On 14 September, TV Rossiya 24 showed a story about likely provocations at polling stations to be staged by Golos movement and the OSCE Office for Democratic Institutions and Human Rights (ODIHR). As evidence, the TV used footing of two obviously sham videos published by anonymous Telegram channels on 13 and 14 September. Another similar video was published on internet on 15 September. Rossiya 24 included it in its story on 16 September. The movies follow the same script, with an imitation of briefing someone to organise provocations during the elections. The narrative creates an impression in the audience that Golos hosts the meeting. State-controlled and other federal and regional media started publishing similar stories.
We state that the movement Golos bears no relation to the events in these videos. Days before the voting, we view these publications as an intentional provocation and defamation to discredit Golos and independent election observation.
OSCE ODIHR denied any involvement in Russian training sessions for observers due to unjustified restrictions in size of the OSCE ODIHR mission by the Russian government.
It bears reminding that Golos experienced similar provocations during the All-Russian Voting on constitutional amendments in 2020. On daily basis, sham movies followed the same scheme; launched on Telegram channels, they would feature actors presented as Golos members. Followed by statements of officials, and replicated by federal media and the CEC Russia, the campaign lasted several days.
For another time, the project Map of Violations is under information attack, too. Each campaign is marked by statements from members of the Public Chamber of Russia, the Presidential Council for Civil Society and Human Rights, and electoral commissions, that 92% of notifications on the Map of Violations are ‘fake’. However, the Public Chamber has never shared materials of their inspections. Sent by Golos in 2018 and 2020, formal requests to the Public Chamber and electoral commissions remained without an answer.
Circulated by the federal TV stations, lies about Golos are also sold as truth by officials of electoral commissions. For example, the Chairperson of CEC Russia claims that CEC has allegedly provided Golos with rebuttals, yet Golos does not publish them, since it does not control the Map of Violations:
“When we give the presumed owners of the Map of Violations official information asking to correct their false publications, they cannot do it. Because, guess where their server is? Their well-protected server is in California”.
In another example, a sham movie imitating the Golos training session was screened during the press conference of Leningrad Oblast Electoral Commission in TASS on 14 September, as a credible evidence of provocations being staged by Golos.

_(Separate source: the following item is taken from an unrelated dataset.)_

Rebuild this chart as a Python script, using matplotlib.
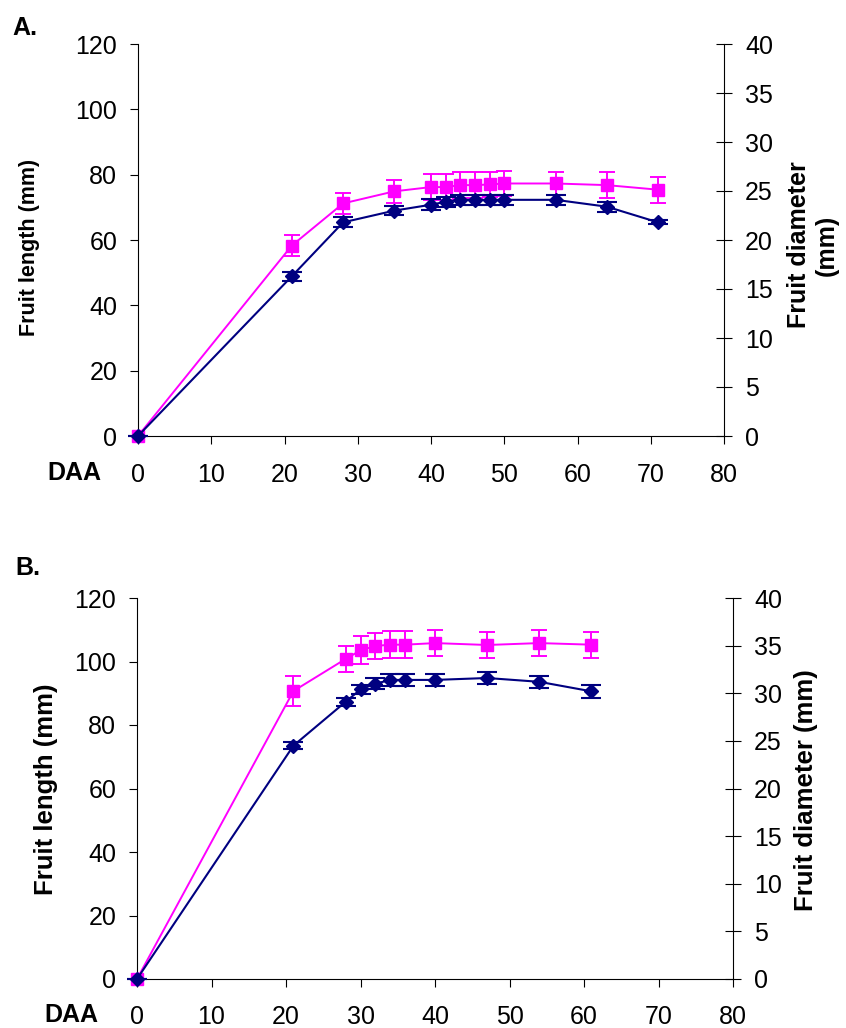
import matplotlib
matplotlib.use('Agg')
import matplotlib.pyplot as plt

plt.rcParams['font.family'] = ['Liberation Sans', 'DejaVu Sans']

# ---------------- data ----------------
# Panel A
daa_a = [0, 21, 28, 35, 40, 42, 44, 46, 48, 50, 57, 64, 71]
length_a = [0, 58.3, 71.2, 74.9, 76.2, 76.2, 76.8, 76.8, 77.0, 77.3, 77.3, 76.8, 75.4]
length_err_a = [0, 3.1, 3.2, 3.6, 3.9, 3.9, 3.9, 3.9, 3.9, 3.9, 3.5, 4.0, 4.0]
diam_a = [0, 16.3, 21.8, 23.0, 23.6, 23.9, 24.1, 24.1, 24.1, 24.1, 24.1, 23.4, 21.8]
diam_err_a = [0, 0.47, 0.5, 0.43, 0.57, 0.53, 0.53, 0.53, 0.53, 0.53, 0.5, 0.5, 0.2]

# Panel B
daa_b = [0, 21, 28, 30, 32, 34, 36, 40, 47, 54, 61]
length_b = [0, 90.7, 100.8, 103.5, 104.9, 105.3, 105.3, 105.8, 105.2, 105.8, 105.3]
length_err_b = [0, 4.75, 4.2, 4.4, 4.1, 4.2, 4.2, 4.2, 4.0, 4.2, 4.1]
diam_b = [0, 24.5, 29.1, 30.4, 31.0, 31.4, 31.4, 31.4, 31.6, 31.2, 30.2]
diam_err_b = [0, 0.35, 0.4, 0.45, 0.55, 0.6, 0.6, 0.6, 0.6, 0.65, 0.65]

x_ticks = [0, 10, 20, 30, 40, 50, 60, 70, 80]
left_ticks = [0, 20, 40, 60, 80, 100, 120]
right_ticks = [0, 5, 10, 15, 20, 25, 30, 35, 40]

MAGENTA = '#FF00FF'
NAVY = '#000080'

W, H = 846, 1028
fig = plt.figure(figsize=(W / 100, H / 100), dpi=100)


def px_rect(left, top, right, bottom):
    return [left / W, 1 - bottom / H, (right - left) / W, (bottom - top) / H]


def panel(rect, daa, length, length_err, diam, diam_err, xpad):
    ax = fig.add_axes(rect)
    ax2 = ax.twinx()
    ax.errorbar(daa, length, yerr=length_err, color=MAGENTA, marker='s',
                markersize=8.5, linewidth=1.4, elinewidth=1.4, capsize=6,
                capthick=1.4, clip_on=False, zorder=3)
    ax2.errorbar(daa, diam, yerr=diam_err, color=NAVY, marker='D',
                 markersize=6.8, linewidth=1.5, elinewidth=1.5, capsize=7,
                 capthick=1.5, clip_on=False, zorder=3)
    ax.set_xlim(0, 80)
    ax.set_ylim(0, 120)
    ax2.set_ylim(0, 40)
    ax.set_xticks(x_ticks)
    ax.set_yticks(left_ticks)
    ax2.set_yticks(right_ticks)
    for s in ['top', 'right']:
        ax.spines[s].set_visible(False)
    for s in ['top', 'left', 'bottom']:
        ax2.spines[s].set_visible(False)
    for a in (ax, ax2):
        for s in a.spines.values():
            s.set_linewidth(0.8)
    ax.tick_params(axis='x', direction='out', length=5.8, width=0.8,
                   pad=xpad, labelsize=18)
    ax.tick_params(axis='y', direction='out', length=5.5, width=0.8,
                   pad=9.5, labelsize=18)
    ax2.tick_params(axis='y', direction='inout', length=11.5, width=0.8,
                    pad=9.4, labelsize=18)
    return ax, ax2


panel(px_rect(138, 44, 724, 436), daa_a, length_a, length_err_a, diam_a, diam_err_a, 14)
panel(px_rect(137, 598, 733, 979), daa_b, length_b, length_err_b, diam_b, diam_err_b, 13.2)


def ftext(x, y, s, **kw):
    fig.text(x / W, 1 - y / H, s, **kw)


# Panel letters
ftext(12, 35, 'A.', fontsize=18, fontweight='bold', ha='left', va='baseline')
ftext(15, 575, 'B.', fontsize=18, fontweight='bold', ha='left', va='baseline')

# DAA labels
ftext(74, 480, 'DAA', fontsize=18, fontweight='bold', ha='center', va='baseline')
ftext(71, 1022, 'DAA', fontsize=18, fontweight='bold', ha='center', va='baseline')

# Y labels
ftext(30, 247, 'Fruit length (mm)', fontsize=15.5, fontweight='bold',
      rotation=90, ha='center', va='center')
ftext(813, 245, 'Fruit diameter\n(mm)', fontsize=18, fontweight='bold',
      rotation=90, ha='center', va='center', multialignment='center')
ftext(46, 789, 'Fruit length (mm)', fontsize=18.5, fontweight='bold',
      rotation=90, ha='center', va='center')
ftext(806, 790, 'Fruit diameter (mm)', fontsize=18.5, fontweight='bold',
      rotation=90, ha='center', va='center')

fig.savefig('out.png', dpi=100)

Always training observation participants for adherence to law and constructive cooperation with the electoral commissions, the movement Golos has never called and is not calling for any provocations. Golos reiterates that it follows universal international standards of elections and fully complies with the political neutrality as a basic prerequisite of independent and impartial election observation. We are guided by the constitutional principle that the bearer of sovereignty and the only source of power in Russia shall be its multinational people, while the referendum and free elections serve as the supreme direct expression of the people’s will.
We ask the Prosecutor General’s Office, bodies of the Ministry of Interior of Russia and the Investigative Committee of Russia to make an enquiry into cases of spreading deliberately falsified information that undermines the reputation of the movement Golos and denigrates the honour and dignity of its members (Article 128.1 of the Criminal Code of Russia) by federal media, and to pursue investigation and identify actual participants and actors in the sham movies who pretend to be members of the movement Golos.